The scene in which Randy gets arrested for drunk driving is based on a near identical experience that Parker had with his father when he was nine years-old.

==Controversy==
The episode was aired on December 7, 2005, which is the eve of the Feast of the Immaculate Conception, a Catholic observance related specifically to the Virgin Mary. "Bloody Mary" was considered a very controversial episode, even by South Park standards.

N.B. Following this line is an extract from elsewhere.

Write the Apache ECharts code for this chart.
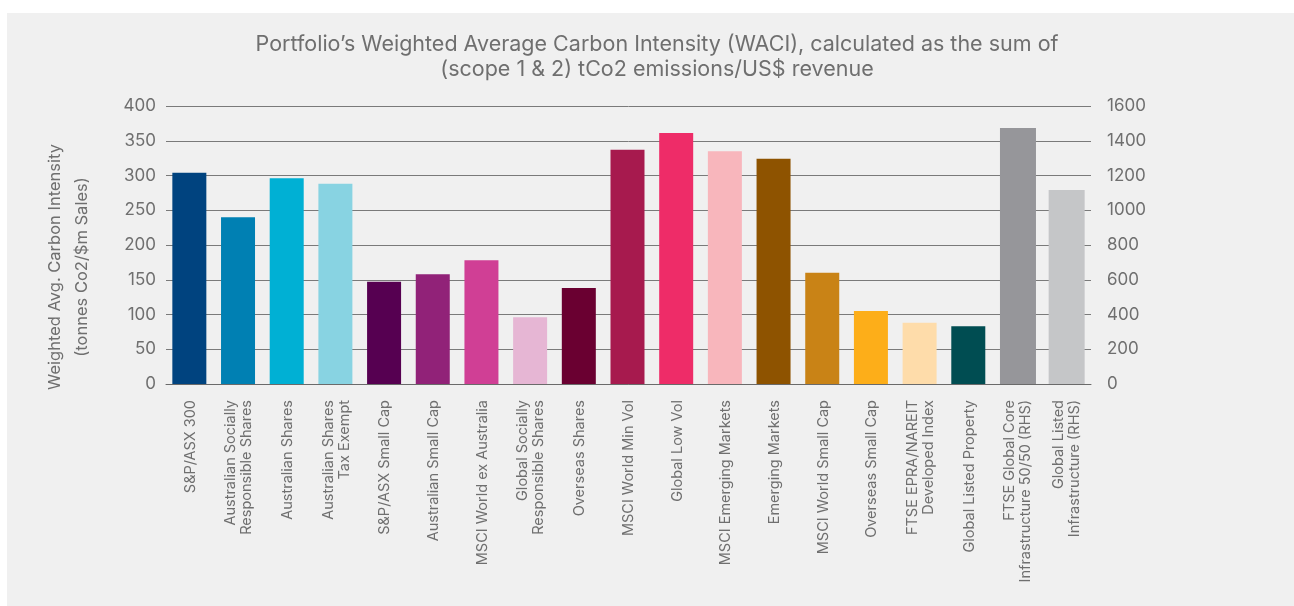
<!DOCTYPE html>
<html>
<head>
<meta charset="utf-8">
<script src="https://cdn.jsdelivr.net/npm/echarts@6/dist/echarts.min.js"></script>
<style>
  html, body { margin: 0; padding: 0; background: #ffffff; }
  #panel { position: absolute; left: 7px; top: 13px; width: 1287px; height: 593px; background: #f0f0f0; }
  #chart { position: absolute; left: 0; top: 0; width: 1294px; height: 606px; }
</style>
</head>
<body>
<div id="panel"></div>
<div id="chart"></div>
<script>
const categories = [
  "S&P/ASX 300",
  "Australian Socially\nResponsible Shares",
  "Australian Shares",
  "Australian Shares\nTax Exempt",
  "S&P/ASX Small Cap",
  "Australian Small Cap",
  "MSCI World ex Australia",
  "Global Socially\nResponsible Shares",
  "Overseas Shares",
  "MSCI World Min Vol",
  "Global Low Vol",
  "MSCI Emerging Markets",
  "Emerging Markets",
  "MSCI World Small Cap",
  "Overseas Small Cap",
  "FTSE EPRA/NAREIT\nDeveloped Index",
  "Global Listed Property",
  "FTSE Global Core\nInfrastructure 50/50 (RHS)",
  "Global Listed\nInfrastructure (RHS)"
];
const lhsValues = [304, 240, 296, 288, 147, 158, 178, 96, 138, 337, 361, 335, 324, 160, 105, 88, 83, null, null];
const rhsValues = [null, null, null, null, null, null, null, null, null, null, null, null, null, null, null, null, null, 1473, 1117];
const barColors = [
  "#00437f", "#0080b3", "#00b0d4", "#88d3e2", "#560051", "#912278", "#d03f95",
  "#e6b6d4", "#6a0031", "#a71a4e", "#ee2c68", "#f8b6bc", "#8e5300", "#c98316",
  "#fdae19", "#fedcaa", "#004d52", "#96969a", "#c5c6c8"
];
const titleLine1 = "Portfolio\u2019s Weighted Average Carbon Intensity (WACI), calculated as the sum of";
const titleLine2 = "(scope 1 & 2) tCo2 emissions/US$ revenue";
const yName = "Weighted Avg. Carbon Intensity\n(tonnes Co2/$m Sales)";

const txt = "#6f6f6f";
const font = "Inter, Roboto, 'Noto Sans', sans-serif";

const titleStyle = (t) => ({
  text: t, fill: txt, fontSize: 21.5, fontFamily: font,
  align: 'center', verticalAlign: 'middle'
});

const chart = echarts.init(document.getElementById('chart'), null, { renderer: 'canvas' });
chart.setOption({
  backgroundColor: 'transparent',
  animation: false,
  graphic: [
    { type: 'text', x: 657, y: 45, z: 10, style: titleStyle(titleLine1) },
    { type: 'text', x: 657, y: 70, z: 10, style: titleStyle(titleLine2) }
  ],
  grid: { left: 166, width: 925, top: 106, bottom: 222, containLabel: false },
  xAxis: {
    type: 'category',
    data: categories,
    axisTick: { show: false },
    axisLine: { show: true, lineStyle: { color: '#6a6a6a', width: 1 } },
    axisLabel: {
      interval: 0, rotate: 90, margin: 16, color: txt, fontSize: 14.5,
      fontFamily: font, lineHeight: 16, align: 'right'
    }
  },
  yAxis: [
    {
      type: 'value', min: 0, max: 400, interval: 50,
      name: yName, nameLocation: 'middle', nameGap: 70, nameRotate: 90,
      nameTextStyle: { color: txt, fontSize: 16.5, fontFamily: font, lineHeight: 27, padding: [0, 44, 0, 0] },
      axisLine: { show: false }, axisTick: { show: false },
      axisLabel: { color: txt, fontSize: 17, fontFamily: font, margin: 10 },
      splitLine: { show: true, lineStyle: { color: '#7a7a7a', width: 1 } }
    },
    {
      type: 'value', min: 0, max: 1600, interval: 200, position: 'right',
      axisLine: { show: false }, axisTick: { show: false },
      axisLabel: { color: txt, fontSize: 17, fontFamily: font, margin: 16, formatter: v => String(v) },
      splitLine: { show: false }
    }
  ],
  series: [
    {
      type: 'bar', yAxisIndex: 0, data: lhsValues, barWidth: 34, barGap: '-100%',
      itemStyle: { color: p => barColors[p.dataIndex] }
    },
    {
      type: 'bar', yAxisIndex: 1, data: rhsValues, barWidth: 36, barGap: '-100%',
      itemStyle: { color: p => barColors[p.dataIndex] }
    }
  ]
});
</script>
</body>
</html>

===In the United States===
The Catholic League demanded an apology and that the episode "be permanently retired and not be made available on DVD" and that Joseph A. Califano, Jr., a board member of Viacom (the parent company of Comedy Central) and a practicing Catholic, issue a personal statement. Califano did later release a statement calling the episode an "appalling and disgusting portrayal of the Virgin Mary", and pledged to have it reviewed by Viacom's president and CEO, Tom Freston. Bishop William Skylstad, president of the United States Conference of Catholic Bishops, sent a letter to Freston saying the network showed "extreme insensitivity" when it aired the episode. When Comedy Central re-aired all episodes of Season 9 on December 28, 2005, "Bloody Mary" was absent from the broadcast. Comedy Central responded to e-mail inquiries about the fate of the episode with the assurance that "Bloody Mary" has not been retired and would not be pulled from the DVD release. Screen captures from the episode on Comedy Central's press site and the South Park section of comedycentral.com are absent.

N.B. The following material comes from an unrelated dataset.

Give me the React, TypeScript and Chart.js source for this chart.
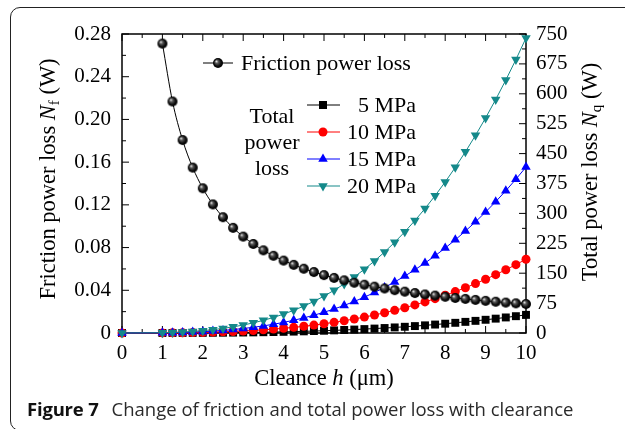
import React, { useEffect, useRef } from 'react';
import { Chart, registerables } from 'chart.js';
Chart.register(...registerables);

// Clearance h (µm)
const H = [1, 1.25, 1.5, 1.75, 2, 2.25, 2.5, 2.75, 3, 3.25, 3.5, 3.75, 4, 4.25, 4.5, 4.75, 5, 5.25, 5.5, 5.75, 6, 6.25, 6.5, 6.75, 7, 7.25, 7.5, 7.75, 8, 8.25, 8.5, 8.75, 9, 9.25, 9.5, 9.75, 10];
// Friction power loss Nf (W)
const FRICTION = [0.271, 0.2168, 0.1807, 0.1549, 0.1355, 0.1204, 0.1084, 0.0985, 0.0903, 0.0834, 0.0774, 0.0723, 0.0678, 0.0638, 0.0602, 0.0571, 0.0542, 0.0516, 0.0493, 0.0471, 0.0452, 0.0434, 0.0417, 0.0401, 0.0387, 0.0374, 0.0361, 0.035, 0.0339, 0.0328, 0.0319, 0.031, 0.0301, 0.0293, 0.0285, 0.0278, 0.0271];
// Total power loss Nq (W), starting at h = 0
const H_TOTAL = [0, ...H];
const P5 = [0, 0.05, 0.09, 0.15, 0.24, 0.36, 0.52, 0.71, 0.95, 1.23, 1.56, 1.95, 2.4, 2.91, 3.49, 4.15, 4.88, 5.69, 6.58, 7.57, 8.65, 9.83, 11.11, 12.5, 13.99, 15.61, 17.34, 19.2, 21.18, 23.3, 25.55, 27.94, 30.48, 33.17, 36.01, 39.01, 42.17, 45.5];
const P10 = [0, 0.19, 0.36, 0.62, 0.99, 1.48, 2.11, 2.89, 3.85, 5.0, 6.35, 7.93, 9.76, 11.84, 14.2, 16.86, 19.83, 23.13, 26.77, 30.78, 35.17, 39.96, 45.17, 50.81, 56.9, 63.46, 70.5, 78.05, 86.11, 94.72, 103.88, 113.61, 123.94, 134.87, 146.42, 158.61, 171.47, 185.0];
const P15 = [0, 0.42, 0.81, 1.4, 2.23, 3.33, 4.74, 6.5, 8.66, 11.24, 14.29, 17.85, 21.95, 26.64, 31.96, 37.93, 44.61, 52.03, 60.23, 69.25, 79.13, 89.91, 101.62, 114.31, 128.02, 142.77, 158.62, 175.61, 193.76, 213.12, 233.73, 255.63, 278.85, 303.45, 329.44, 356.88, 385.81, 416.25];
const P20 = [0, 0.74, 1.45, 2.5, 3.97, 5.92, 8.43, 11.56, 15.39, 19.98, 25.4, 31.73, 39.02, 47.36, 56.81, 67.43, 79.31, 92.5, 107.08, 123.12, 140.68, 159.84, 180.66, 203.22, 227.59, 253.82, 282.0, 312.19, 344.46, 378.88, 415.52, 454.45, 495.74, 539.46, 585.67, 634.46, 685.88, 740.0];

const X_TICKS = [0, 1, 2, 3, 4, 5, 6, 7, 8, 9, 10];
const Y_TICKS = [0, 0.04, 0.08, 0.12, 0.16, 0.2, 0.24, 0.28];
const Y1_TICKS = [0, 75, 150, 225, 300, 375, 450, 525, 600, 675, 750];

const SERIES_LABELS = ['5 MPa', '10 MPa', '15 MPa', '20 MPa'];
const TEAL = '#14898a';
const SERIF = '"Liberation Serif", "Times New Roman", serif';

function makeSphere(r: number): HTMLCanvasElement {
  const c = document.createElement('canvas');
  const s = Math.ceil(r * 2 + 2);
  c.width = s; c.height = s;
  const g = c.getContext('2d')!;
  const cx = s / 2, cy = s / 2;
  const grad = g.createRadialGradient(cx - r * 0.35, cy - r * 0.35, 0.3, cx, cy, r);
  grad.addColorStop(0, '#e0e0e0');
  grad.addColorStop(0.28, '#5a5a5a');
  grad.addColorStop(0.7, '#0d0d0d');
  grad.addColorStop(1, '#000');
  g.fillStyle = grad;
  g.beginPath(); g.arc(cx, cy, r, 0, Math.PI * 2); g.fill();
  return c;
}

type Part = { t: string; font: string; dy?: number };

function drawRich(ctx: CanvasRenderingContext2D, parts: Part[], cx: number, cy: number, rot: number) {
  ctx.save();
  ctx.translate(cx, cy);
  ctx.rotate(rot);
  ctx.textBaseline = 'alphabetic';
  ctx.textAlign = 'left';
  ctx.fillStyle = '#000';
  let total = 0;
  const widths = parts.map(p => { ctx.font = p.font; const w = ctx.measureText(p.t).width; total += w; return w; });
  let x = -total / 2;
  parts.forEach((p, i) => {
    ctx.font = p.font;
    ctx.fillText(p.t, x, 8 + (p.dy || 0));
    x += widths[i];
  });
  ctx.restore();
}

function drawMarker(ctx: CanvasRenderingContext2D, kind: string, x: number, y: number, color: string, sphere: HTMLCanvasElement) {
  ctx.save();
  ctx.fillStyle = color;
  ctx.beginPath();
  if (kind === 'rect') {
    ctx.rect(x - 4, y - 4, 8, 8);
    ctx.fill();
  } else if (kind === 'circle') {
    ctx.arc(x, y, 4.5, 0, Math.PI * 2);
    ctx.fill();
  } else if (kind === 'up') {
    const r = 5.5;
    ctx.moveTo(x, y - r);
    ctx.lineTo(x + r * 0.866, y + r / 2);
    ctx.lineTo(x - r * 0.866, y + r / 2);
    ctx.closePath(); ctx.fill();
  } else if (kind === 'down') {
    const r = 5.5;
    ctx.moveTo(x, y + r);
    ctx.lineTo(x + r * 0.866, y - r / 2);
    ctx.lineTo(x - r * 0.866, y - r / 2);
    ctx.closePath(); ctx.fill();
  } else if (kind === 'sphere') {
    ctx.drawImage(sphere, x - sphere.width / 2, y - sphere.height / 2);
  }
  ctx.restore();
}

export default function App() {
  const ref = useRef<HTMLCanvasElement>(null);
  useEffect(() => {
    const sphere = makeSphere(5);
    const FT = `22.5px ${SERIF}`;
    const FTI = `italic 22.5px ${SERIF}`;
    const FSUB = `15px ${SERIF}`;
    const FL = `22px ${SERIF}`;

    const decor = {
      id: 'decor',
      beforeDatasetsDraw(chart: any) {
        const { ctx, chartArea: a, scales } = chart;
        ctx.save();
        ctx.strokeStyle = '#000';
        ctx.lineWidth = 1;
        const xs = scales.x, ys = scales.y, y1 = scales.y1;
        const tick = (x1: number, yA: number, x2: number, yB: number) => {
          ctx.beginPath(); ctx.moveTo(x1, yA); ctx.lineTo(x2, yB); ctx.stroke();
        };
        for (let i = 0; i < X_TICKS.length; i++) {
          const px = xs.getPixelForValue(X_TICKS[i]);
          tick(px, a.bottom, px, a.bottom - 7);
          tick(px, a.top, px, a.top + 7);
          if (i < X_TICKS.length - 1) {
            const pm = xs.getPixelForValue((X_TICKS[i] + X_TICKS[i + 1]) / 2);
            tick(pm, a.bottom, pm, a.bottom - 4);
            tick(pm, a.top, pm, a.top + 4);
          }
        }
        for (let i = 0; i < Y_TICKS.length; i++) {
          const py = ys.getPixelForValue(Y_TICKS[i]);
          tick(a.left, py, a.left + 7, py);
          if (i < Y_TICKS.length - 1) {
            const pm = ys.getPixelForValue((Y_TICKS[i] + Y_TICKS[i + 1]) / 2);
            tick(a.left, pm, a.left + 4, pm);
          }
        }
        for (let i = 0; i < Y1_TICKS.length; i++) {
          const py = y1.getPixelForValue(Y1_TICKS[i]);
          tick(a.right, py, a.right - 7, py);
          if (i < Y1_TICKS.length - 1) {
            const pm = y1.getPixelForValue((Y1_TICKS[i] + Y1_TICKS[i + 1]) / 2);
            tick(a.right, pm, a.right - 4, pm);
          }
        }
        ctx.lineWidth = 1.5;
        ctx.strokeRect(a.left, a.top, a.right - a.left, a.bottom - a.top);
        ctx.restore();
      },
      afterDraw(chart: any) {
        const { ctx, chartArea: a } = chart;
        // Axis titles
        drawRich(ctx, [
          { t: 'Cleance ', font: FT },
          { t: 'h', font: FTI },
          { t: ' (\u03bcm)', font: FT },
        ], (a.left + a.right) / 2, 377, 0);
        drawRich(ctx, [
          { t: 'Friction power loss ', font: FT },
          { t: 'N', font: FTI },
          { t: 'f', font: FSUB, dy: 4 },
          { t: ' (W)', font: FT },
        ], 47, 179, -Math.PI / 2);
        drawRich(ctx, [
          { t: 'Total power loss ', font: FT },
          { t: 'N', font: FTI },
          { t: 'q', font: FSUB, dy: 4 },
          { t: ' (W)', font: FT },
        ], 589, 172, -Math.PI / 2);

        // Legend
        ctx.save();
        ctx.font = FL;
        ctx.fillStyle = '#000';
        ctx.textBaseline = 'middle';
        ctx.strokeStyle = '#000';
        ctx.lineWidth = 1;
        ctx.beginPath(); ctx.moveTo(203, 63); ctx.lineTo(233, 63); ctx.stroke();
        drawMarker(ctx, 'sphere', 218, 63, '#000', sphere);
        ctx.textAlign = 'left';
        ctx.fillText('Friction power loss', 241, 64);

        ctx.textAlign = 'center';
        ctx.fillText('Total', 272, 117);
        ctx.fillText('power', 272, 143);
        ctx.fillText('loss', 272, 169);

        const colors = ['#000', '#ff0000', '#0000ff', TEAL];
        const kinds = ['rect', 'circle', 'up', 'down'];
        const ys = [105, 132, 159, 186];
        for (let i = 0; i < 4; i++) {
          ctx.strokeStyle = colors[i];
          ctx.beginPath(); ctx.moveTo(307, ys[i]); ctx.lineTo(340, ys[i]); ctx.stroke();
          drawMarker(ctx, kinds[i], 323, ys[i], colors[i], sphere);
          ctx.fillStyle = '#000';
          ctx.textAlign = 'right';
          ctx.fillText(SERIES_LABELS[i], 416, ys[i] + 1);
        }
        ctx.restore();
      },
    };

    const pts = (xs: number[], ys: number[]) => xs.map((x, i) => ({ x, y: ys[i] }));
    const base = { showLine: true, borderWidth: 1, clip: false as any, pointBorderWidth: 0, tension: 0 };
    const tickFont = { family: SERIF, size: 21 };

    const chart = new Chart(ref.current!, {
      type: 'scatter',
      data: {
        datasets: [
          { ...base, label: 'Friction power loss', data: pts(H, FRICTION), yAxisID: 'y', borderColor: '#000', pointStyle: sphere as any, pointRadius: 5, cubicInterpolationMode: 'monotone', order: 0 },
          { ...base, label: SERIES_LABELS[3], data: pts(H_TOTAL, P20), yAxisID: 'y1', borderColor: TEAL, backgroundColor: TEAL, pointStyle: 'triangle', pointRotation: 180, pointRadius: 5.5, order: 1 },
          { ...base, label: SERIES_LABELS[2], data: pts(H_TOTAL, P15), yAxisID: 'y1', borderColor: '#0000ff', backgroundColor: '#0000ff', pointStyle: 'triangle', pointRadius: 5.5, order: 2 },
          { ...base, label: SERIES_LABELS[1], data: pts(H_TOTAL, P10), yAxisID: 'y1', borderColor: '#ff0000', backgroundColor: '#ff0000', pointStyle: 'circle', pointRadius: 4.5, order: 3 },
          { ...base, label: SERIES_LABELS[0], data: pts(H_TOTAL, P5), yAxisID: 'y1', borderColor: '#000', backgroundColor: '#000', pointStyle: 'rect', pointRadius: 5.6, order: 4 },
        ],
      } as any,
      options: {
        animation: false,
        responsive: false,
        maintainAspectRatio: false,
        events: [],
        layout: { padding: { top: 34, bottom: 56, left: 0, right: 0 } },
        plugins: { legend: { display: false }, tooltip: { enabled: false }, title: { display: false } },
        scales: {
          x: {
            type: 'linear', position: 'bottom', min: 0, max: 10,
            grid: { display: false, drawTicks: false }, border: { display: false },
            afterBuildTicks: (s: any) => { s.ticks = X_TICKS.map(v => ({ value: v })); },
            afterFit: (s: any) => { s.height = 40; },
            ticks: { color: '#000', font: tickFont, padding: 8, autoSkip: false, maxRotation: 0, callback: (v: any) => String(v) },
          },
          y: {
            type: 'linear', position: 'left', min: 0, max: 0.28,
            grid: { display: false, drawTicks: false }, border: { display: false },
            afterBuildTicks: (s: any) => { s.ticks = Y_TICKS.map(v => ({ value: v })); },
            afterFit: (s: any) => { s.width = 122; },
            ticks: { color: '#000', font: tickFont, padding: 11, autoSkip: false, callback: (v: any) => (v === 0 ? '0' : Number(v).toFixed(2)) },
          },
          y1: {
            type: 'linear', position: 'right', min: 0, max: 750,
            grid: { display: false, drawTicks: false }, border: { display: false },
            afterBuildTicks: (s: any) => { s.ticks = Y1_TICKS.map(v => ({ value: v })); },
            afterFit: (s: any) => { s.width = 99; },
            ticks: { color: '#000', font: tickFont, padding: 10, autoSkip: false, callback: (v: any) => String(v) },
          },
        },
      } as any,
      plugins: [decor],
    });
    return () => chart.destroy();
  }, []);

  return (
    <div style={{ position: 'fixed', left: 0, top: 0, width: 625, height: 429, background: '#fff', overflow: 'hidden' }}>
      <div style={{ position: 'absolute', left: 10, top: 7, width: 700, height: 424, border: '1px solid #222', borderRadius: 10, boxSizing: 'border-box' }} />
      <canvas ref={ref} width={625} height={429} style={{ position: 'absolute', left: 0, top: 0, width: 625, height: 429 }} />
      <div style={{ position: 'absolute', left: 27, top: 396, whiteSpace: 'nowrap', fontFamily: '"Open Sans", sans-serif', fontSize: 18.5, lineHeight: '26px', color: '#2a2a2a' }}>
        <span style={{ fontWeight: 700, color: '#111', fontSize: 18.5, letterSpacing: '-0.2px' }}>Figure 7</span>
        <span style={{ marginLeft: 13 }}>Change of friction and total power loss with clearance</span>
      </div>
    </div>
  );
}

On March 14, 2006, Rob Corddry, reporting on Comedy Central's own The Daily Show with Jon Stewart, said:

Christianity has evolved and matured. No longer do they stone people to death for blasphemy. Now they write a lot of letters to advertisers. Even a secular, atheistic, morally bankrupt entity like Comedy Central can be affected. Just ask Matt Stone and Trey Parker, creators of South Park, whose recent episode entitled "Bloody Mary" was pulled after a single airing. Now obviously [we at] Comedy Central can't show you that offensive material.

The South Park clips shown while Corddry spoke included several scenes of seemingly offensive material (fornicating cats, a man vomiting and then falling in his own vomit, Butters viewing a man being sodomized, etc.) but there was nothing from the "Bloody Mary" episode.

Like the "Trapped in the Closet" episode, "Bloody Mary" did return to the air, appearing on August 2, 2006.

=== In New Zealand ===
In February 2006, leaders from the New Zealand Catholic Bishops' Conference, the Council of Christians and Muslims, and other religious groups together lobbied media conglomerate CanWest to stop a planned airing of the episode in New Zealand on the music channel C4. The network rejected the plea and said the episode would air as planned. Leading Catholic bishops then called for a boycott of C4 and its sister network TV3. CanWest again resisted and aired the episode sooner than planned to take advantage of the media attention. New Zealand's Prime Minister Helen Clark issued a statement saying the episode sounded "revolting", but that the network was free to air it. One advertiser withdrew their ads from CanWest's networks. Catholic group Family Life International set up a website for boycotting CanWest's other advertisers. Another company named C4 Productions, which has no links to the C4 music channel, applied for a court order on the eve of the airing to stop the episode, citing damage to its business because it thought people would link it to the channel. The judge ruled against the order. C4 aired the episode on February 22, 2006 and drew 210,000 viewers, six times South Parks normal audience for the channel. After receiving 102 formal complaints from viewers, the network issued a statement a month later saying "C4 acknowledges the strength of feeling in relation to the program, and we sincerely apologize for any offense taken".

In June 2006, complaints received by New Zealand's Broadcasting Standards Authority (BSA) were rejected: The airing of the show was found to not be in breach of broadcasting standards. According to the BSA, "[b]ut showing disrespect does not amount to the sort of vicious or vitriolic attack normally associated with the denigration standard". They also said the episode was "of such a farcical, absurd and unrealistic nature that it did not breach standards of good taste and decency in the context in which it was offered". New Zealand Catholic bishops have decided to appeal the decision.

=== In Australia ===
In February 2006, Archbishop Denis Hart in Melbourne, Australia wrote to television network SBS asking them not to air the episode. The network's programming director originally rejected the request, but later decided to postpone the episode citing the controversy over the Jyllands-Posten Muhammad cartoons. The episode was, however, shown on The Comedy Channel, on August 30, 2006.